→ Aim of the exercise: Everything from the first line of the data through the line with "from matplotlib.patches import Rectangle" is to be echoed exactly, minus the pictures.

→ Available data:
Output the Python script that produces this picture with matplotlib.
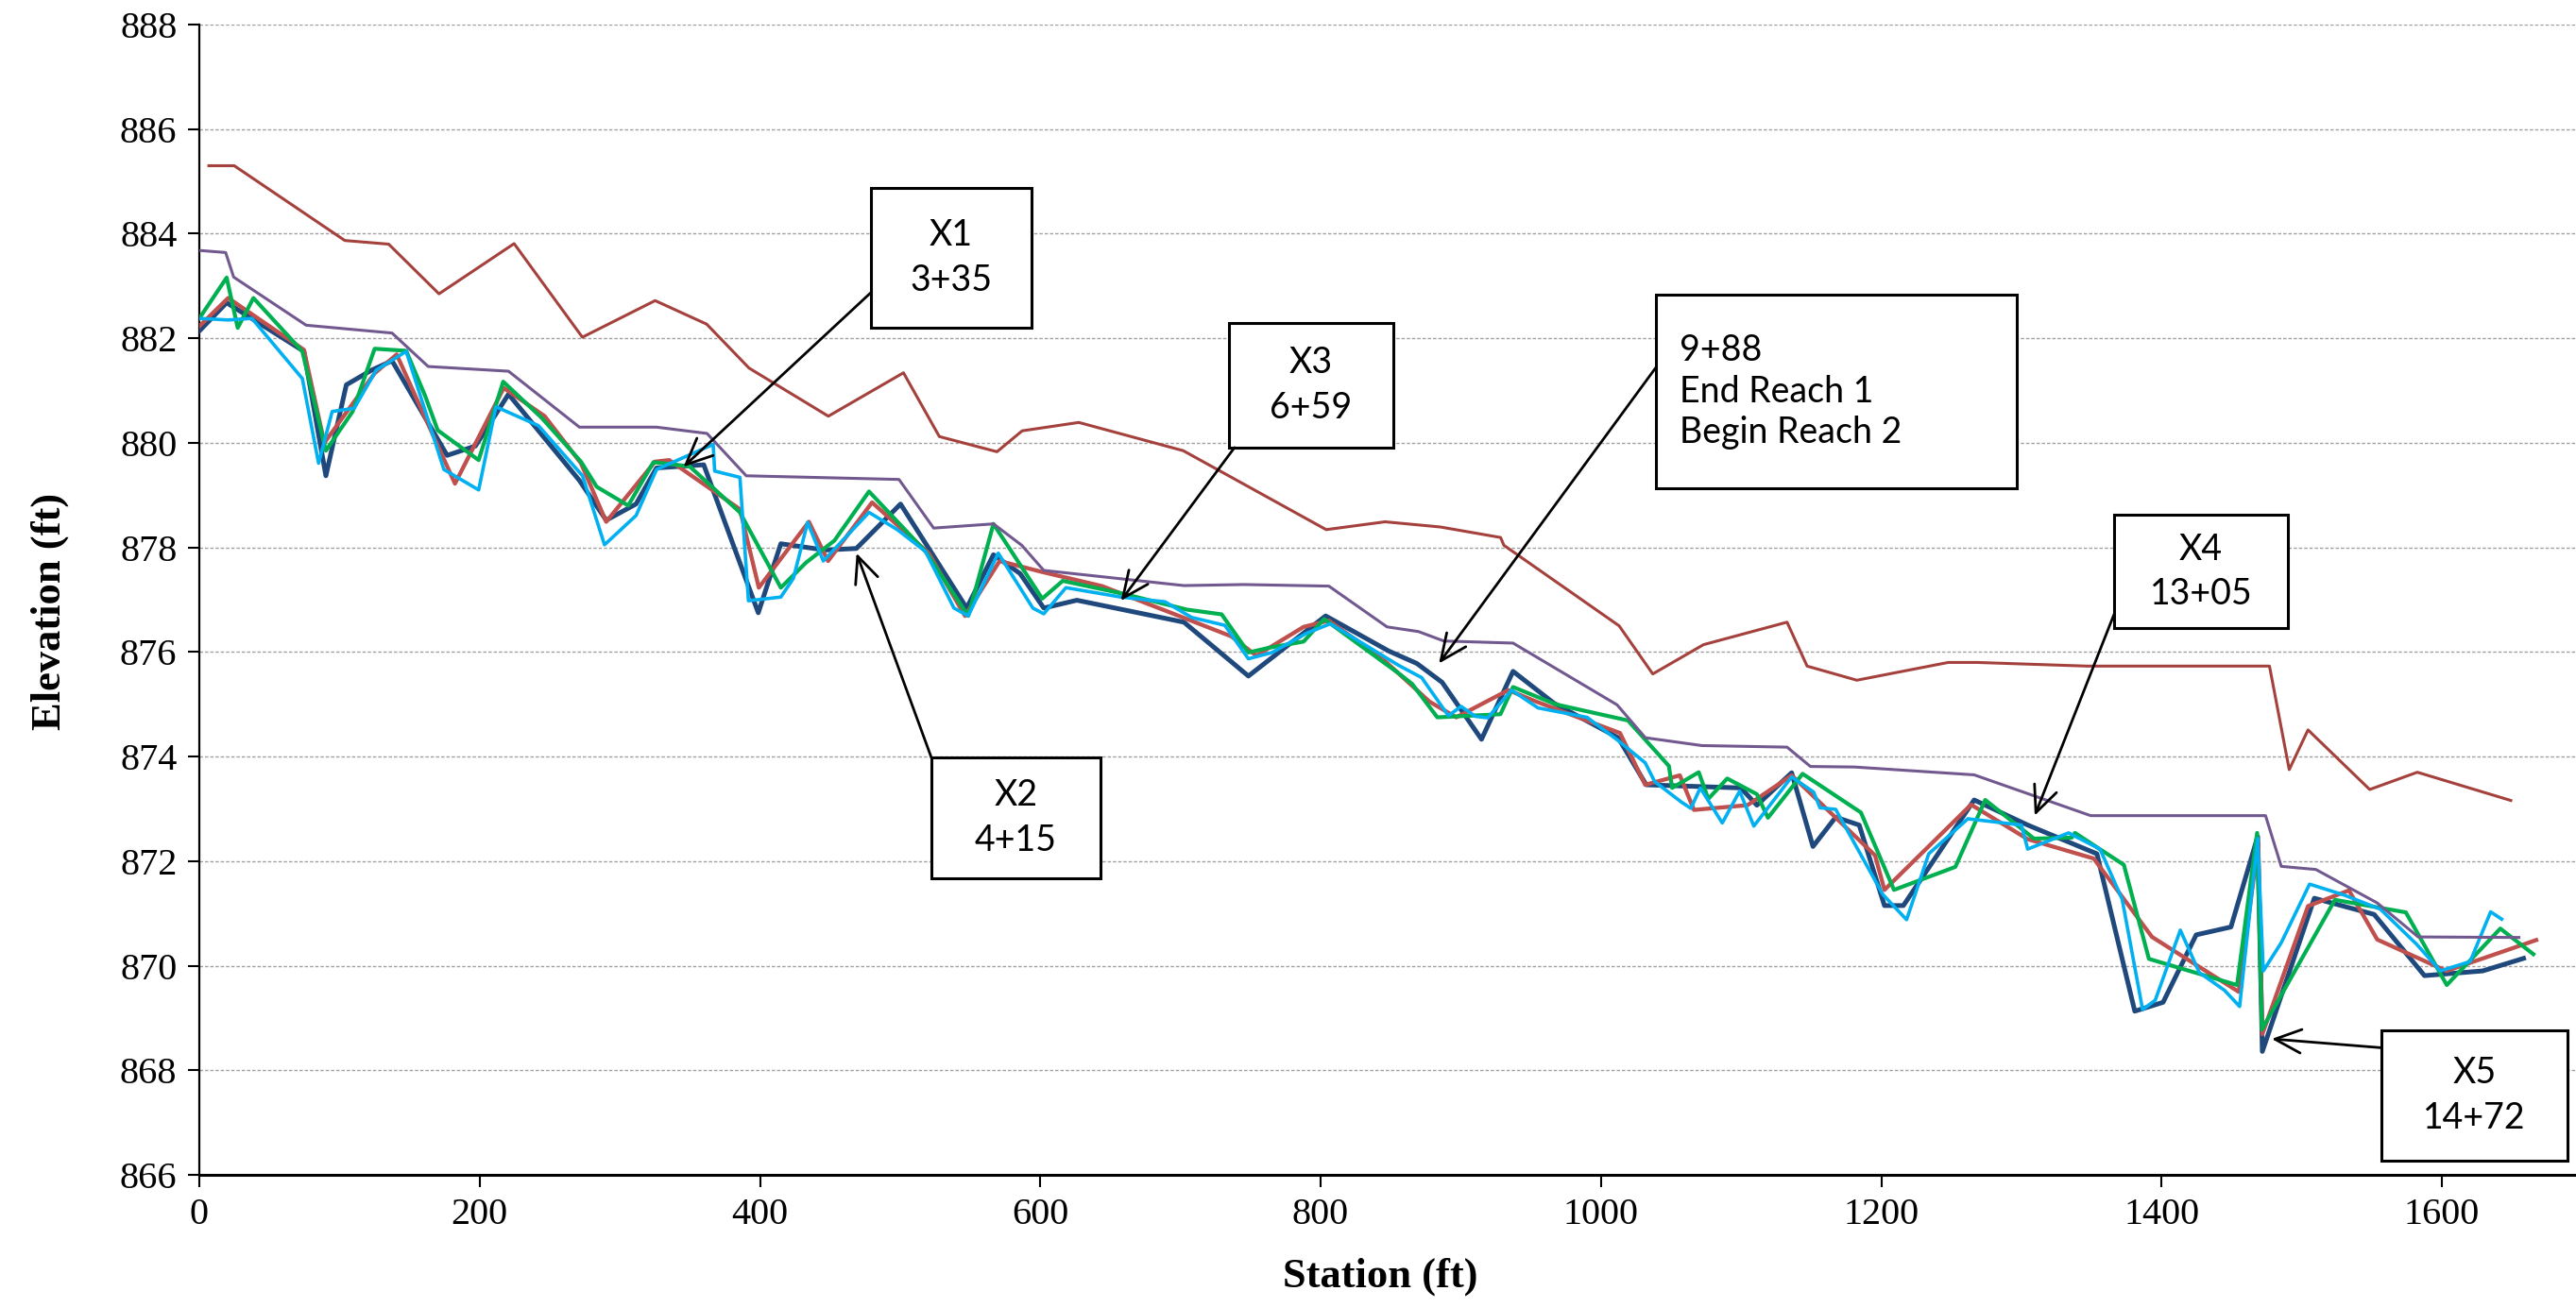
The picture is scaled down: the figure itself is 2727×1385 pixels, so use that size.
import matplotlib
matplotlib.use('Agg')
import matplotlib.pyplot as plt
from matplotlib.patches import Rectangle

# survey lines (station ft, elevation ft)
sta_blue = [0, 19.5, 74.6, 90.3, 104.9, 122.9, 137.5, 176.8, 197, 220.6, 271.2, 290.3, 311.6, 326.2, 359.9,
            398.8, 414.9, 446.4, 468.8, 500.3, 547.5, 566.6, 585.6, 602.5, 626.1, 702.5, 748.5, 803.6, 848.5,
            868.7, 886.7, 914.8, 937.3, 966.5, 1012.3, 1032.3, 1099.8, 1111.3, 1136.1, 1151.3, 1167.5, 1184.3,
            1202.3, 1215.8, 1266.3, 1304.5, 1353.9, 1380.9, 1401.1, 1424.7, 1449.5, 1468.6, 1471.9, 1509.0,
            1551.7, 1587.6, 1629.1, 1658.3]
elev_blue = [882.14, 882.68, 881.75, 879.37, 881.11, 881.39, 881.57, 879.76, 879.94, 880.93, 879.28, 878.52,
             878.83, 879.52, 879.58, 876.75, 878.07, 877.95, 877.98, 878.83, 876.84, 877.86, 877.5, 876.84,
             876.99, 876.57, 875.54, 876.69, 876.02, 875.78, 875.42, 874.33, 875.63, 875.02, 874.36, 873.46,
             873.40, 873.07, 873.69, 872.28, 872.84, 872.69, 871.15, 871.15, 873.17, 872.69, 872.14, 869.13,
             869.30, 870.59, 870.74, 872.47, 868.36, 871.29, 870.98, 869.81, 869.90, 870.14]

sta_red = [0, 20.6, 74.6, 89.2, 125.1, 140.8, 182.4, 217.2, 246.4, 272.3, 290.3, 325.1, 335.2, 385.7, 399.2,
           434.9, 448.6, 480.0, 520.4, 546.3, 571.0, 601.4, 644.1, 704.7, 736.2, 754.2, 787.9, 805.9, 845.0,
           877.7, 896.8, 933.9, 954.0, 1013.6, 1031.6, 1056.3, 1066.4, 1104.6, 1136.1, 1195.6, 1202.3, 1264.1,
           1304.5, 1351.6, 1393.2, 1455.1, 1469.0, 1471.9, 1504.5, 1533.7, 1553.9, 1603.3, 1667.3]
elev_red = [882.23, 882.77, 881.78, 880.0, 881.33, 881.69, 879.22, 881.05, 880.51, 879.61, 878.49, 879.64,
            879.67, 878.73, 877.23, 878.49, 877.74, 878.86, 877.89, 876.69, 877.74, 877.53, 877.26, 876.63,
            876.30, 875.93, 876.48, 876.60, 875.85, 875.05, 874.75, 875.27, 875.05, 874.45, 873.46, 873.64,
            872.98, 873.07, 873.64, 872.11, 871.45, 873.08, 872.42, 872.05, 870.55, 869.50, 872.34, 868.69,
            871.14, 871.44, 870.50, 869.90, 870.49]

sta_green = [0, 19.5, 27.4, 38.6, 73.5, 90.3, 109.4, 125.1, 147.6, 161.1, 170.1, 199.3, 216.8, 244.2, 272.3,
             283.5, 306.0, 324.0, 349.8, 385.7, 414.9, 432.9, 453.1, 477.8, 518.2, 548.6, 566.6, 601.4, 616.0,
             659.8, 704.7, 729.4, 748.5, 763.1, 787.9, 802.5, 855.3, 865.3, 883.3, 928.3, 937.3, 967.6, 1019.3,
             1048.5, 1050.8, 1069.8, 1076.6, 1090.1, 1111.3, 1119.2, 1143.9, 1185.5, 1209.1, 1252.9, 1274.2,
             1309.0, 1336.0, 1338.2, 1373.1, 1391.0, 1453.9, 1468.2, 1471.6, 1523.7, 1574.3, 1603.5, 1641.7,
             1665.3]
elev_green = [882.38, 883.16, 882.2, 882.77, 881.75, 879.85, 880.6, 881.80, 881.76, 880.9, 880.24, 879.67,
              881.17, 880.48, 879.64, 879.16, 878.8, 879.63, 879.55, 878.67, 877.23, 877.71, 878.13, 879.07,
              877.92, 876.69, 878.45, 877.02, 877.36, 877.11, 876.81, 876.72, 875.99, 876.08, 876.2, 876.63,
              875.60, 875.39, 874.75, 874.81, 875.33, 875.0, 874.69, 873.82, 873.40, 873.70, 873.19, 873.58,
              873.28, 872.83, 873.67, 872.93, 871.45, 871.89, 873.17, 872.43, 872.45, 872.54, 871.93, 870.13,
              869.63, 872.54, 868.78, 871.26, 871.02, 869.63, 870.71, 870.22]

sta_cyan = [0, 20.7, 37.5, 73.5, 85.1, 94.8, 110.5, 126.2, 147.6, 174.5, 199.3, 211.6, 241.9, 273.4, 289.1,
            311.6, 326.2, 366.6, 367.7, 385.7, 391.8, 414.9, 423.9, 434.0, 445.2, 477.8, 498.0, 518.2, 538.4,
            548.6, 570.0, 594.7, 602.5, 618.3, 657.6, 689.0, 708.1, 731.7, 748.5, 765.4, 790.1, 807.0, 855.3,
            872.1, 891.2, 900.2, 910.3, 919.3, 936.2, 955.2, 990.1, 1012.6, 1031.6, 1038.4, 1057.4, 1064.2,
            1070.9, 1086.6, 1099.0, 1109.1, 1136.1, 1151.8, 1156.3, 1167.5, 1201.2, 1218.1, 1233.9, 1261.8,
            1300.0, 1304.5, 1333.7, 1356.1, 1371.9, 1386.5, 1395.5, 1413.4, 1426.9, 1444.9, 1455.7, 1468.6,
            1472.6, 1485.4, 1505.6, 1530.4, 1556.2, 1582.0, 1598.9, 1620.2, 1634.8, 1642.7]
elev_cyan = [882.38, 882.35, 882.38, 881.23, 879.61, 880.6, 880.66, 881.39, 881.75, 879.49, 879.1, 880.69,
             880.33, 879.37, 878.05, 878.61, 879.49, 879.97, 879.46, 879.34, 876.98, 877.05, 877.41, 878.48,
             877.74, 878.67, 878.34, 877.92, 876.84, 876.69, 877.89, 876.84, 876.73, 877.23, 877.05, 876.96,
             876.66, 876.51, 875.87, 875.99, 876.36, 876.54, 875.75, 875.51, 874.78, 874.96, 874.77, 874.74,
             875.27, 874.93, 874.75, 874.30, 873.88, 873.52, 873.13, 873.01, 873.40, 872.73, 873.34, 872.67,
             873.61, 873.32, 873.02, 872.99, 871.36, 870.88, 872.14, 872.81, 872.69, 872.23, 872.54, 872.23,
             871.27, 869.16, 869.34, 870.68, 869.87, 869.53, 869.22, 872.43, 869.90, 870.44, 871.56, 871.35,
             871.08, 870.41, 869.90, 870.08, 871.03, 870.89]

sta_purple = [0, 18.8, 24.5, 76.2, 137.5, 163.3, 220.6, 271.2, 326.2, 362.2, 390.2, 499.2, 523.9, 566.6,
              586.8, 602.5, 702.5, 745.2, 805.9, 847.4, 869.9, 887.9, 937.3, 1011.5, 1031.7, 1072.1, 1132.8,
              1149.5, 1181.0, 1266.3, 1349.4, 1474.2, 1485.4, 1510.1, 1553.9, 1583.1, 1655.0]
elev_purple = [883.68, 883.64, 883.17, 882.25, 882.10, 881.46, 881.37, 880.30, 880.30, 880.18, 879.37,
               879.30, 878.37, 878.45, 878.04, 877.56, 877.27, 877.29, 877.26, 876.48, 876.39, 876.21, 876.17,
               874.99, 874.36, 874.21, 874.18, 873.81, 873.80, 873.65, 872.87, 872.87, 871.90, 871.84, 871.20,
               870.55, 870.54]

sta_top = [6.8, 24.9, 103.8, 135.1, 171.0, 224.6, 273.3, 325.2, 362.0, 392.2, 448.8, 502.4, 528.0, 569.1,
           587.1, 627.5, 702.0, 804.0, 846.0, 885.6, 928.4, 930.8, 1013.0, 1037.0, 1073.2, 1132.8, 1147.1,
           1182.6, 1247.8, 1268.3, 1347.0, 1477.0, 1491.1, 1504.5, 1548.5, 1582.5, 1649.2]
elev_top = [885.3, 885.3, 883.87, 883.80, 882.85, 883.81, 882.02, 882.72, 882.27, 881.43, 880.51, 881.34,
            880.12, 879.83, 880.23, 880.39, 879.85, 878.34, 878.49, 878.39, 878.19, 878.04, 876.5, 875.58,
            876.14, 876.57, 875.73, 875.46, 875.80, 875.80, 875.73, 875.73, 873.75, 874.51, 873.37, 873.70,
            873.16]

# cross section callouts: text, box (x0, x1, y0, y1), arrow start, arrow tip
callout_text = ['X1\n3+35', 'X3\n6+59', '9+88\nEnd Reach 1\nBegin Reach 2', 'X4\n13+05', 'X2\n4+15', 'X5\n14+72']
callout_box = [(479.0, 593.8, 882.20, 884.87), (734.5, 851.7, 879.91, 882.30), (1039.2, 1297.0, 879.13, 882.83),
               (1366.1, 1490.1, 876.45, 878.62), (522.3, 642.9, 871.68, 873.98), (1556.8, 1689.6, 866.27, 868.77)]
callout_start = [(479.0, 882.87), (738.6, 879.91), (1039.2, 881.44), (1366.1, 876.72), (522.3, 873.98),
                 (1557.2, 868.43)]
callout_tip = [(345.4, 879.54), (657.5, 876.98), (884.4, 875.78), (1309.5, 872.87), (468.9, 877.89),
               (1478.6, 868.6)]

plt.rcParams['font.family'] = ['Liberation Serif', 'DejaVu Serif']

fig = plt.figure(figsize=(27.27, 13.85), dpi=100)
ax = fig.add_axes([211 / 2727, 141 / 1385, 2516 / 2727, 1218 / 1385])

ax.plot(sta_blue, elev_blue, color='#1F497D', lw=3.6, zorder=3)
ax.plot(sta_red, elev_red, color='#C0504D', lw=3.1, zorder=3)
ax.plot(sta_green, elev_green, color='#00B050', lw=3.0, zorder=3)
ax.plot(sta_cyan, elev_cyan, color='#00B0F0', lw=2.6, zorder=3)
ax.plot(sta_purple, elev_purple, color='#71588F', lw=2.2, zorder=3)
ax.plot(sta_top, elev_top, color='#A5413D', lw=2.2, zorder=3)

ax.set_xlim(0, 1695.7)
ax.set_ylim(866, 888)
ax.set_xticks(range(0, 1601, 200))
ax.set_yticks(range(866, 889, 2))
ax.tick_params(axis='both', direction='out', length=9, width=1.5, labelsize=29, pad=8, color='black')
ax.grid(axis='y', color='#a0a0a0', lw=1.0, linestyle=(0, (2.5, 1.5)), zorder=0)
ax.set_axisbelow(True)

for side in ['top', 'right']:
	ax.spines[side].set_visible(False)
ax.spines['left'].set_linewidth(1.6)
ax.spines['bottom'].set_linewidth(2.2)

ax.set_xlabel('Station (ft)', fontsize=32, fontweight='bold')
ax.set_ylabel('Elevation (ft)', fontsize=32, fontweight='bold')
ax.xaxis.set_label_coords(0.497, -0.072)
ax.yaxis.set_label_coords(-0.055, 0.49)

for txt, box, start, tip in zip(callout_text, callout_box, callout_start, callout_tip):
	x0, x1, y0, y1 = box
	ax.add_patch(Rectangle((x0, y0), x1 - x0, y1 - y0, facecolor='white', edgecolor='black', lw=2.2,
	                       zorder=5, clip_on=False))
	if txt.startswith('9+88'):
		ax.text(x0 + 0.065 * (x1 - x0), (y0 + y1) / 2, txt, ha='left', va='center', fontsize=27,
		        family='Lato', linespacing=1.25, zorder=6)
	else:
		ax.text((x0 + x1) / 2, (y0 + y1) / 2, txt, ha='center', va='center', fontsize=27,
		        family='Lato', linespacing=1.4, zorder=6)
	ax.annotate('', xy=tip, xytext=start,
	            arrowprops=dict(arrowstyle='->,head_length=1.0,head_width=0.45', color='black', lw=2.0,
	                            shrinkA=0, shrinkB=0, mutation_scale=20), zorder=6)

fig.savefig('out.png', dpi=100)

→ Result of the task:
Output the Python script that produces this picture with matplotlib.
The picture is scaled down: the figure itself is 2727×1385 pixels, so use that size.
import matplotlib
matplotlib.use('Agg')
import matplotlib.pyplot as plt
from matplotlib.patches import Rectangle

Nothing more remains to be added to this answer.